Known as Thos Belgium Snr of Culmore on 1834 valuation - this is the only way we can give him as father of our Thomas Bellingham who is called Thos Belgium Jnr on the same document. However, they might NOT be father and son.
My great great great great grandfather!
Al Luce - 21/01/2007:
*** And now for another possible sequence, perhaps it was Thomas Snr who married Agnes Dempsey and had a few additional children late in life. Thomas Jnr would probably be one of his early children (1st, 2nd or 3rd son by naming convention, depending on the names of the grandfathers). If this were the case, then James would be Fanny and Hester's uncle in Newark, NJ and also an uncle and not a brother to my great-grandfather, John who remained in Kilrea (therefore a great-uncle to my grandfather, John, who came to New York). My knowledge of my connection to James started with my uncle's claim that James was an uncle of his father - I would now not rule out great-uncle with the 'great' detail lost in retelling the story over the years. My uncle actually started his active family history research about 20 years after his father died. He was able to question his mother, Jane Perry Bellingham, about her recollections but her association with the Bellingham's started in New York about 1900 and probably after that James had passed on.

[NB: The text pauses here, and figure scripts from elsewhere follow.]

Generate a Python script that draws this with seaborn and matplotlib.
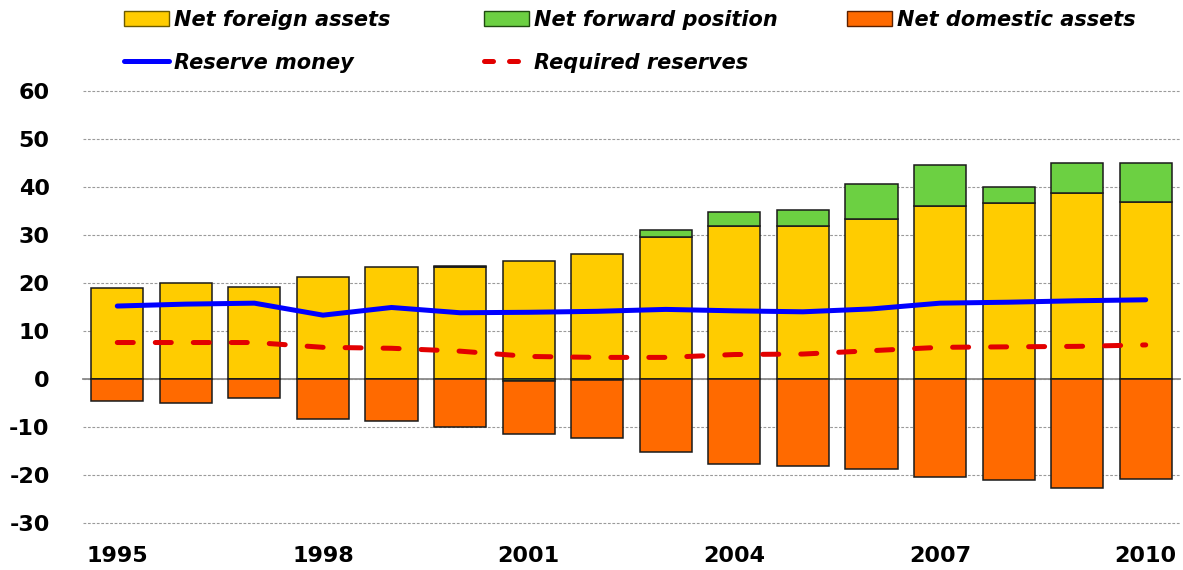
import numpy as np
import pandas as pd
import matplotlib
matplotlib.use("Agg")
import matplotlib.pyplot as plt
from matplotlib.patches import Patch
from matplotlib.lines import Line2D
import seaborn as sns

# ---------------- data ----------------
years = list(range(1995, 2011))
net_foreign_assets = [19.0, 20.0, 19.2, 21.2, 23.4, 23.3, 24.6, 26.1, 29.6, 31.8,
                      31.9, 33.4, 36.0, 36.7, 38.8, 36.9]
net_forward_position = [0.0, 0.0, 0.0, 0.0, 0.0, 0.2, -0.4, -0.2, 1.4, 3.0,
                        3.4, 7.2, 8.6, 3.4, 6.3, 8.2]
net_domestic_assets = [-4.6, -5.0, -4.0, -8.3, -8.7, -9.9, -11.0, -12.0, -15.3, -17.7,
                       -18.1, -18.8, -20.4, -21.0, -22.7, -20.8]
reserve_money = [15.2, 15.6, 15.8, 13.3, 14.9, 13.8, 13.9, 14.1, 14.5, 14.2,
                 14.0, 14.6, 15.8, 16.0, 16.3, 16.5]
required_reserves = [7.6, 7.6, 7.6, 6.6, 6.4, 5.8, 4.7, 4.5, 4.5, 5.1,
                     5.2, 5.9, 6.6, 6.7, 6.8, 7.1]
tick_years = [1995, 1998, 2001, 2004, 2007, 2010]
labels = ["Net foreign assets", "Net forward position", "Net domestic assets",
          "Reserve money", "Required reserves"]

df = pd.DataFrame({
    "year": years,
    "nfa": net_foreign_assets,
    "nfp": net_forward_position,
    "nda": net_domestic_assets,
    "rm": reserve_money,
    "rr": required_reserves,
})
nfa_arr = np.array(net_foreign_assets)
nfp_arr = np.array(net_forward_position)
green_bottom = np.where(nfp_arr > 0, nfa_arr, 0.0)
orange_bottom = np.where(nfp_arr < 0, nfp_arr, 0.0)

# ---------------- style ----------------
sns.set_style("white")
plt.rcParams["font.family"] = ["DejaVu Sans"]
plt.rcParams["text.color"] = "black"
plt.rcParams["xtick.color"] = "black"
plt.rcParams["ytick.color"] = "black"

YELLOW = "#FFCC00"
GREEN = "#6CD042"
ORANGE = "#FF6A00"
BLUE = "#0000FF"
RED = "#E20000"
EDGE = "#1a1a1a"

W, H = 1183, 570
fig = plt.figure(figsize=(W / 100, H / 100), dpi=100)
ax = fig.add_axes([83 / W, 1 - 525.4 / H, (1180 - 83) / W, (525.4 - 88.6) / H])

bar_kw = dict(native_scale=True, width=0.76, edgecolor=EDGE, linewidth=1.1,
              saturation=1, errorbar=None, ax=ax, zorder=3)
sns.barplot(data=df, x="year", y="nfa", color=YELLOW, **bar_kw)
sns.barplot(data=df, x="year", y="nfp", color=GREEN, bottom=green_bottom, **bar_kw)
sns.barplot(data=df, x="year", y="nda", color=ORANGE, bottom=orange_bottom, **bar_kw)

sns.lineplot(data=df, x="year", y="rm", color=BLUE, linewidth=3.6, ax=ax,
             zorder=5, solid_capstyle="round")
sns.lineplot(data=df, x="year", y="rr", color=RED, linewidth=3.6, ax=ax,
             zorder=5, linestyle=(0, (3.2, 4.4)), dash_capstyle="round")

# ---------------- axes ----------------
ax.set_xlim(1994.5, 2010.5)
ax.set_ylim(-30.5, 60.5)
ax.set_xlabel("")
ax.set_ylabel("")

ax.set_yticks(np.arange(-30, 61, 10))
ax.set_yticklabels([f"{v:d}" for v in range(-30, 61, 10)])
ax.tick_params(axis="y", length=0, pad=24, labelsize=16, labelcolor="black")
for t in ax.get_yticklabels():
    t.set_fontweight("bold")
ax.yaxis.grid(True, linestyle=(0, (2.5, 1.5)), color="#9a9a9a", linewidth=0.8, zorder=0)
ax.set_axisbelow(True)

for s in ["top", "right", "left"]:
    ax.spines[s].set_visible(False)
ax.spines["bottom"].set_position(("data", 0))
ax.spines["bottom"].set_color("#8a8a8a")
ax.spines["bottom"].set_linewidth(1.3)
ax.spines["bottom"].set_zorder(2)
ax.set_xticks([y - 0.5 for y in tick_years])
ax.set_xticklabels([])
ax.tick_params(axis="x", direction="out", length=6, width=1.3, color="#8a8a8a")

sec = ax.secondary_xaxis(0)
sec.set_xticks(tick_years)
sec.set_xticklabels([str(y) for y in tick_years])
sec.tick_params(length=0, pad=15, labelsize=16, labelcolor="black")
for t in sec.get_xticklabels():
    t.set_fontweight("bold")
sec.spines["bottom"].set_visible(False)

# ---------------- legend (three fixed-position columns) ----------------
h_nfa = Patch(facecolor=YELLOW, edgecolor="#6b5a00", linewidth=1.0)
h_rm = Line2D([], [], color=BLUE, linewidth=3.6, solid_capstyle="round")
h_nfp = Patch(facecolor=GREEN, edgecolor="#1f4a10", linewidth=1.0)
h_rr = Line2D([], [], color=RED, linewidth=3.6, linestyle=(0, (1.8, 3.2)),
              dash_capstyle="round")
h_nda = Patch(facecolor=ORANGE, edgecolor="#5a2000", linewidth=1.0)

columns = [
    ([h_nfa, h_rm], [labels[0], labels[3]], 124),
    ([h_nfp, h_rr], [labels[1], labels[4]], 484),
    ([h_nda], [labels[2]], 847),
]
leg_kw = dict(loc="upper left", ncol=1, frameon=False, borderpad=0, borderaxespad=0,
              handlelength=2.15, handleheight=0.72, handletextpad=0.25,
              labelspacing=1.09, labelcolor="black",
              prop={"size": 15, "weight": "bold", "style": "italic"})
for hs, ls, xpx in columns:
    leg = fig.legend(hs, ls, bbox_to_anchor=(xpx / W, 1 - 10 / H), **leg_kw)

fig.savefig("out.png", dpi=100)
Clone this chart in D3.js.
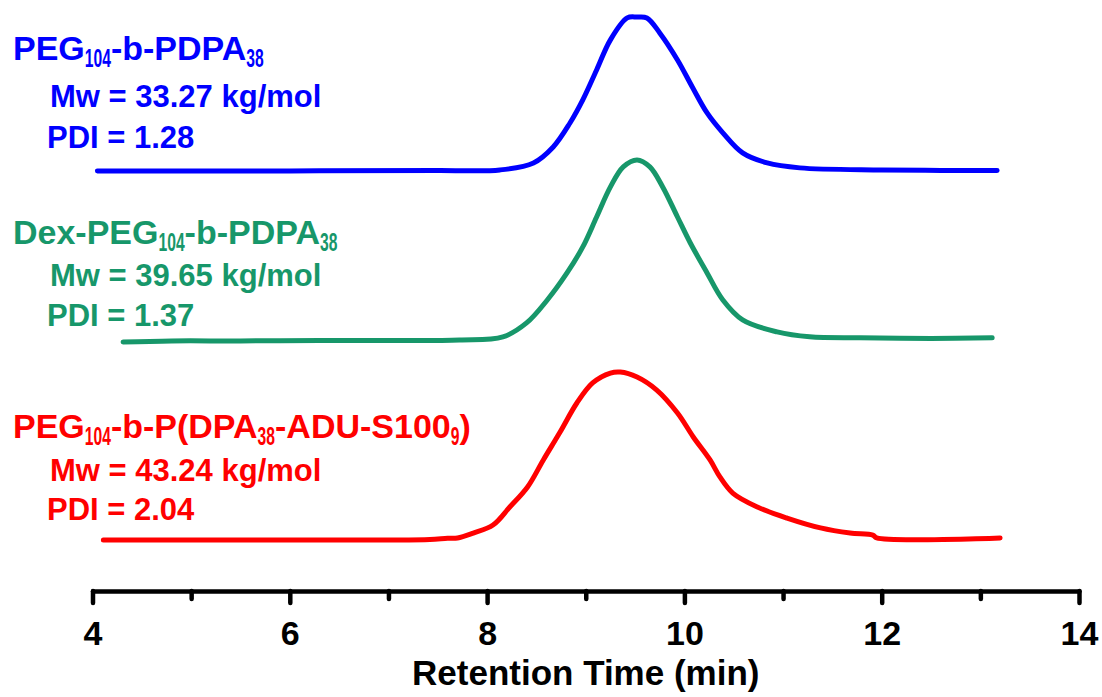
<!DOCTYPE html>
<html>
<head>
<meta charset="utf-8">
<script src="https://cdn.jsdelivr.net/npm/d3@7"></script>
<style>
  body { margin: 0; background: #fff; }
  svg text { font-family: Arial, "Liberation Sans", sans-serif; font-weight: bold; }
</style>
</head>
<body>
<div id="chart"></div>
<script>
// retention time (min) and detector signal (relative to each trace's own baseline)
const blueTime = [4.05, 6.0, 7.5, 8.13, 8.47, 8.67, 8.84, 8.97, 9.11, 9.25, 9.42, 9.52, 9.62, 9.75, 9.93, 10.08, 10.23, 10.39, 10.59, 10.84, 11.17, 12.0, 12.6, 13.17];
const blueSignal = [0, 0, 0.003, 0.006, 0.047, 0.141, 0.282, 0.418, 0.594, 0.771, 0.9, 0.905, 0.9, 0.812, 0.653, 0.494, 0.341, 0.224, 0.106, 0.047, 0.018, 0.006, 0.003, 0.003];

const greenTime = [4.31, 4.8, 5.5, 6.3, 7.0, 7.72, 8.16, 8.40, 8.61, 8.81, 8.97, 9.11, 9.25, 9.38, 9.52, 9.65, 9.78, 9.93, 10.06, 10.23, 10.39, 10.59, 10.94, 11.27, 11.78, 12.5, 13.12];
const greenSignal = [-0.006, 0, 0, 0.003, 0.003, 0.006, 0.024, 0.106, 0.241, 0.4, 0.553, 0.729, 0.906, 1.024, 1.065, 1.024, 0.906, 0.729, 0.576, 0.4, 0.241, 0.124, 0.053, 0.024, 0.018, 0.015, 0.018];

const redTime = [4.11, 5.5, 7.0, 7.42, 7.6, 7.7, 7.86, 8.06, 8.23, 8.41, 8.57, 8.74, 8.91, 9.07, 9.25, 9.35, 9.52, 9.72, 9.93, 10.09, 10.26, 10.36, 10.49, 10.74, 11.04, 11.38, 11.68, 11.91, 11.95, 13.2];
const redSignal = [0, 0, 0, 0.003, 0.01, 0.012, 0.041, 0.088, 0.194, 0.312, 0.471, 0.635, 0.806, 0.924, 0.982, 0.988, 0.959, 0.882, 0.747, 0.606, 0.471, 0.371, 0.276, 0.194, 0.129, 0.071, 0.041, 0.029, 0.012, 0.012];

// vertical stacking offset of each trace
const traceOffsets = [2.471, 1.471, 0.3];
const traceColors = ['#0000ff', '#17976a', '#ff0000'];

// labels: [text, subscript] pieces
const traceTitles = [
  [['PEG', false], ['104', true], ['-b-PDPA', false], ['38', true]],
  [['Dex-PEG', false], ['104', true], ['-b-PDPA', false], ['38', true]],
  [['PEG', false], ['104', true], ['-b-P(DPA', false], ['38', true], ['-ADU-S100', false], ['9', true], [')', false]]
];
const mwLabels = ['Mw = 33.27 kg/mol', 'Mw = 39.65 kg/mol', 'Mw = 43.24 kg/mol'];
const pdiLabels = ['PDI = 1.28', 'PDI = 1.37', 'PDI = 2.04'];

const majorTicks = [4, 6, 8, 10, 12, 14];
const minorTicks = [5, 7, 9, 11, 13];

const width = 1102, height = 697;

const svg = d3.select('#chart')
  .append('svg')
  .attr('width', width)
  .attr('height', height);

const x = d3.scaleLinear().domain([4, 14]).range([92.5, 1079]);
const y = d3.scaleLinear().domain([0, 3.5]).range([591, -4]);

const traces = [
  { t: blueTime, s: blueSignal },
  { t: greenTime, s: greenSignal },
  { t: redTime, s: redSignal }
];

const line = d3.line()
  .x(d => x(d[0]))
  .y(d => y(d[1]))
  .curve(d3.curveCatmullRom.alpha(0.5));

traces.forEach((tr, i) => {
  const pts = tr.t.map((t, j) => [t, tr.s[j] + traceOffsets[i]]);
  svg.append('path')
    .datum(pts)
    .attr('d', line)
    .attr('fill', 'none')
    .attr('stroke', traceColors[i])
    .attr('stroke-width', 5)
    .attr('stroke-linejoin', 'round')
    .attr('stroke-linecap', 'round');
});

// annotations
const titleY = [60, 244, 438];
const mwY = [107, 286, 481];
const pdiY = [148, 326, 520];

traceTitles.forEach((parts, i) => {
  const t = svg.append('text')
    .attr('x', 13)
    .attr('y', titleY[i])
    .attr('fill', traceColors[i])
    .style('font-size', '34px');
  let shifted = false;
  parts.forEach(p => {
    const ts = t.append('tspan').text(p[0]);
    if (p[1]) {
      // narrow, tall subscripts like the original
      ts.attr('dy', 7)
        .attr('textLength', p[0].length * 8.7)
        .attr('lengthAdjust', 'spacingAndGlyphs')
        .style('font-size', '26px');
      shifted = true;
    } else if (shifted) {
      ts.attr('dy', -7);
      shifted = false;
    }
  });

  svg.append('text')
    .attr('x', 50)
    .attr('y', mwY[i])
    .attr('fill', traceColors[i])
    .style('font-size', '31px')
    .text(mwLabels[i]);

  svg.append('text')
    .attr('x', 47)
    .attr('y', pdiY[i])
    .attr('fill', traceColors[i])
    .style('font-size', '31px')
    .text(pdiLabels[i]);
});

// x axis
const axisY = 591;

const minorAxis = svg.append('g')
  .attr('transform', `translate(0,${axisY})`)
  .call(d3.axisBottom(x).tickValues(minorTicks).tickSize(8).tickSizeOuter(0).tickFormat(''));
minorAxis.select('.domain').remove();

const majorAxis = svg.append('g')
  .attr('transform', `translate(0,${axisY})`)
  .call(d3.axisBottom(x).tickValues(majorTicks).tickSize(12).tickSizeOuter(0).tickFormat(d3.format('d')));

svg.selectAll('.tick line')
  .attr('stroke', '#000')
  .attr('stroke-width', 4.5)
  .attr('stroke-linecap', 'round');

majorAxis.select('.domain')
  .attr('stroke', '#000')
  .attr('stroke-width', 4.5)
  .attr('stroke-linecap', 'round');

majorAxis.selectAll('.tick text')
  .attr('y', 54)
  .attr('dy', 0)
  .attr('fill', '#000')
  .style('font-size', '34px')
  .style('font-family', 'Arial, "Liberation Sans", sans-serif');

svg.append('text')
  .attr('x', x(9))
  .attr('y', 685)
  .attr('text-anchor', 'middle')
  .attr('fill', '#000')
  .style('font-size', '35px')
  .text('Retention Time (min)');
</script>
</body>
</html>
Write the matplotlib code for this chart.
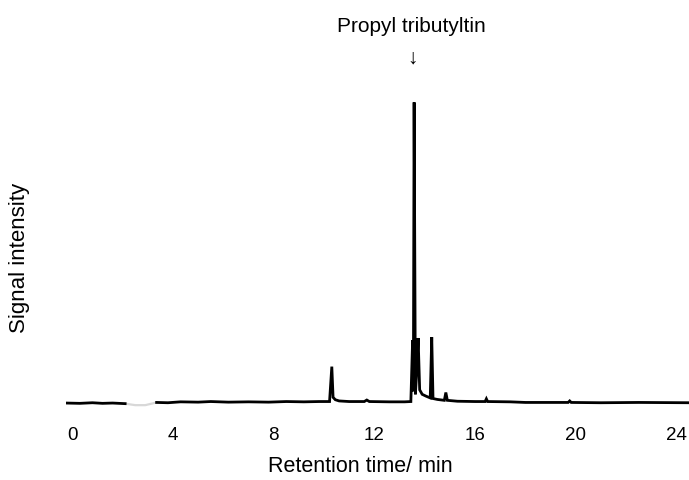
import matplotlib.pyplot as plt
import numpy as np

plt.rcParams['font.family'] = ['Liberation Sans', 'DejaVu Sans']

# chromatogram vertices (time in min, relative signal)
time_min = [-0.25, 0.3, 0.8, 1.2, 1.6, 2.1, np.nan,
            3.35, 3.8, 4.3, 5.0, 5.5, 6.2, 7.0, 7.8, 8.5, 9.2, 9.8,
            10.22, 10.31, 10.36, 10.45, 10.6, 11.0, 11.6, 11.7, 11.8,
            12.6, 13.2, 13.45, 13.52, 13.55, 13.58, 13.63, 13.68, 13.74,
            13.8, 13.9, 14.05, 14.22, 14.28, 14.33, 14.5, 14.78, 14.84,
            14.9, 15.3, 16.0, 16.4, 16.45, 16.5, 17.4, 18.0, 19.0, 19.7,
            19.76, 19.82, 21.0, 22.5, 24.5]
signal = [0.1, 0.0, 0.2, 0.0, 0.1, -0.1, np.nan,
          0.3, 0.2, 0.5, 0.4, 0.6, 0.4, 0.5, 0.4, 0.6, 0.5, 0.6,
          0.6, 12.2, 2.0, 1.2, 0.8, 0.6, 0.6, 1.1, 0.6,
          0.5, 0.5, 0.6, 21.0, 4.0, 100.0, 3.0, 10.0, 21.7,
          4.5, 3.0, 2.4, 1.8, 22.0, 1.6, 1.3, 1.0, 3.6,
          1.0, 0.7, 0.6, 0.6, 1.5, 0.6, 0.5, 0.3, 0.3, 0.3,
          0.8, 0.3, 0.2, 0.3, 0.2]

# faint stretch of the trace around 2-3.4 min
gap_time = [2.1, 2.5, 2.9, 3.35]
gap_signal = [-0.1, -0.6, -0.6, 0.3]

xticks = [0, 4, 8, 12, 16, 20, 24]
peak_label = "Propyl tributyltin"

fig = plt.figure(figsize=(6.89, 4.81), dpi=100)
ax = fig.add_axes([66 / 689, 61 / 481, 623 / 689, 325 / 481])

ax.plot(gap_time, gap_signal, color="#d8d8d8", lw=1.6)
ax.plot(time_min, signal, color="black", lw=2.0, solid_joinstyle="miter")

ax.set_xlim(-0.25, 24.5)
ax.set_ylim(-5.2, 102.76)
for s in ax.spines.values():
    s.set_visible(False)
ax.set_yticks([])
ax.set_xticks(xticks)
ax.set_xticklabels([str(t) for t in xticks])
ax.tick_params(axis="x", length=0, pad=5, labelsize=13.5)

fig.text(360 / 689, 1 - 467 / 481, "Retention time/ min", ha="center", va="center", fontsize=15.5)
fig.text(20 / 689, 1 - 258 / 481, "Signal intensity", ha="center", va="center",
         rotation=90, fontsize=16)
fig.text(411.5 / 689, 1 - 26 / 481, peak_label, ha="center", va="center", fontsize=15)
fig.text(412 / 689, 1 - 58 / 481, "\u2193", ha="center", va="center", fontsize=15)

fig.savefig("out.png", dpi=100)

Norman Bellingham's wife, Florrie, insisted in conversation with me at their home in Coleraine on 14/10/2007, in Norman's presence, that Norman's Bellinghams were related to the Bellinghams of Castle Bellingham because Thomas Bellingham, Norman's grandfather, once visited Castle Bellingham and had it pointed out to him that a painting on the wall was the image of him. It is now family lore that Thomas Bellingham's grandfather (called Thomas Belgium in the TAB) had an affair with a maid and was bought the farm in Culmore so that he could leave the family home.